Com isso, se o autor da ação a propuser apenas contra o locatário, o juiz deverá determinar a emenda da inicial, sob pena de nulidade, nos termos do parágrafo único do art. 47 do CPC.
Neste caso, não será possível que o locador promova ação de execução contra o fiador, com base no contrato de locação, já que ocorrerá litispendência, uma vez que a dívida já estará sendo discutida na ação de despejo.
(c) Outra observação também parte do inciso I do art. 62, que esclarece que o pedido de despejo apenas diz respeito ao locatário, enquanto o pedido de cobrança atinge tanto o locatário quanto o fiador. Isso, ao que parece, limita o interesse de defesa do fiador, que deverá se ater a questionar o valor cobrado, e não o pedido de despejo em si.
(d) Já no que diz respeito ao inciso II, cabe observar que o dispositivo esclarece que o depósito para purgar a mora poderá ser feito tanto pelo locatário quanto pelo fiador, já que este pode ter interesse, por exemplo, em ilidir a incidência de juros, posto que seu patrimônio poderá vir a ser usado para o pagamento da dívida.

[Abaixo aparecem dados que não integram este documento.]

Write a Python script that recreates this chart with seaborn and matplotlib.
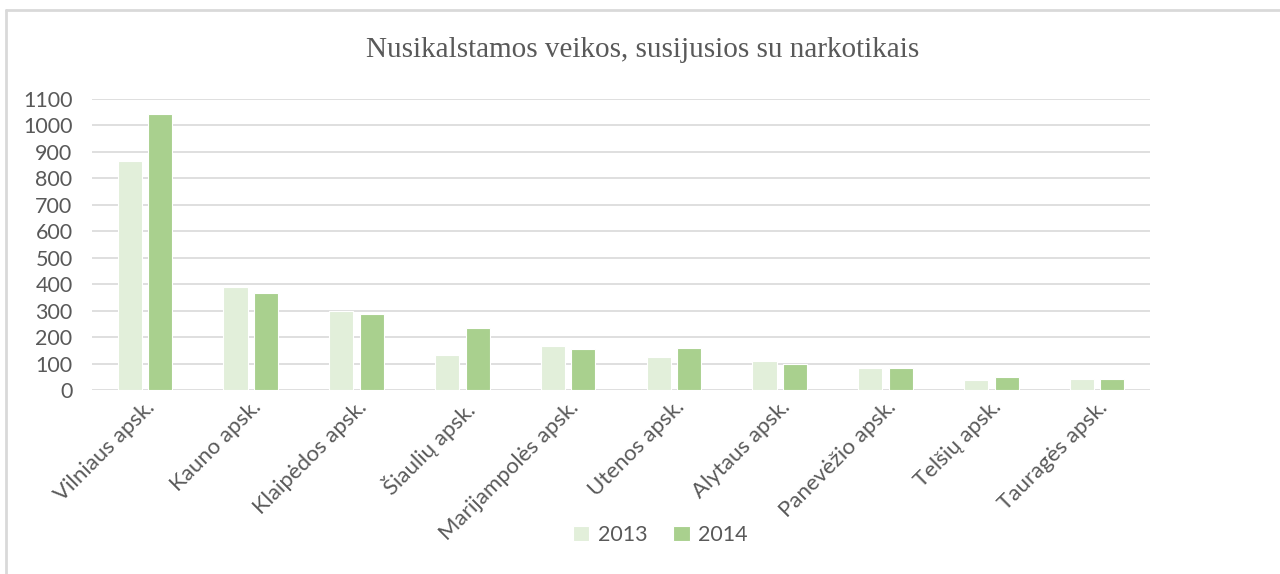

O prazo para a purga da mora é contado da citação (rectius, da juntada aos autos do mandado ou do aviso de recebimento da carta citatória). Tal prazo é contado autonomamente para cada litisconsorte; ou seja, citado, para o locatário ou o fiador corre o prazo quinzenal independente da citação do outro litisconsorte. Evidentemente, não se aplica a contagem de prazo em dobro prevista no art. 191 do Código de Processo Civil.
4. Conclusões
Propôs-se, no presente estudo, uma perspectiva para leitura das alterações promovidas pela Lei 12112/2009 na legitimidade passiva do fiador. Resta se aguardar como os Tribunais receberão as inovações, e em que sentido se consolidará a jurisprudência, especialmente quanto à formação de litisconsórcio passivo necessário entre o locatário e o fiador nas ações de despejo com pedido de cobrança dos aluguéis e acessórios.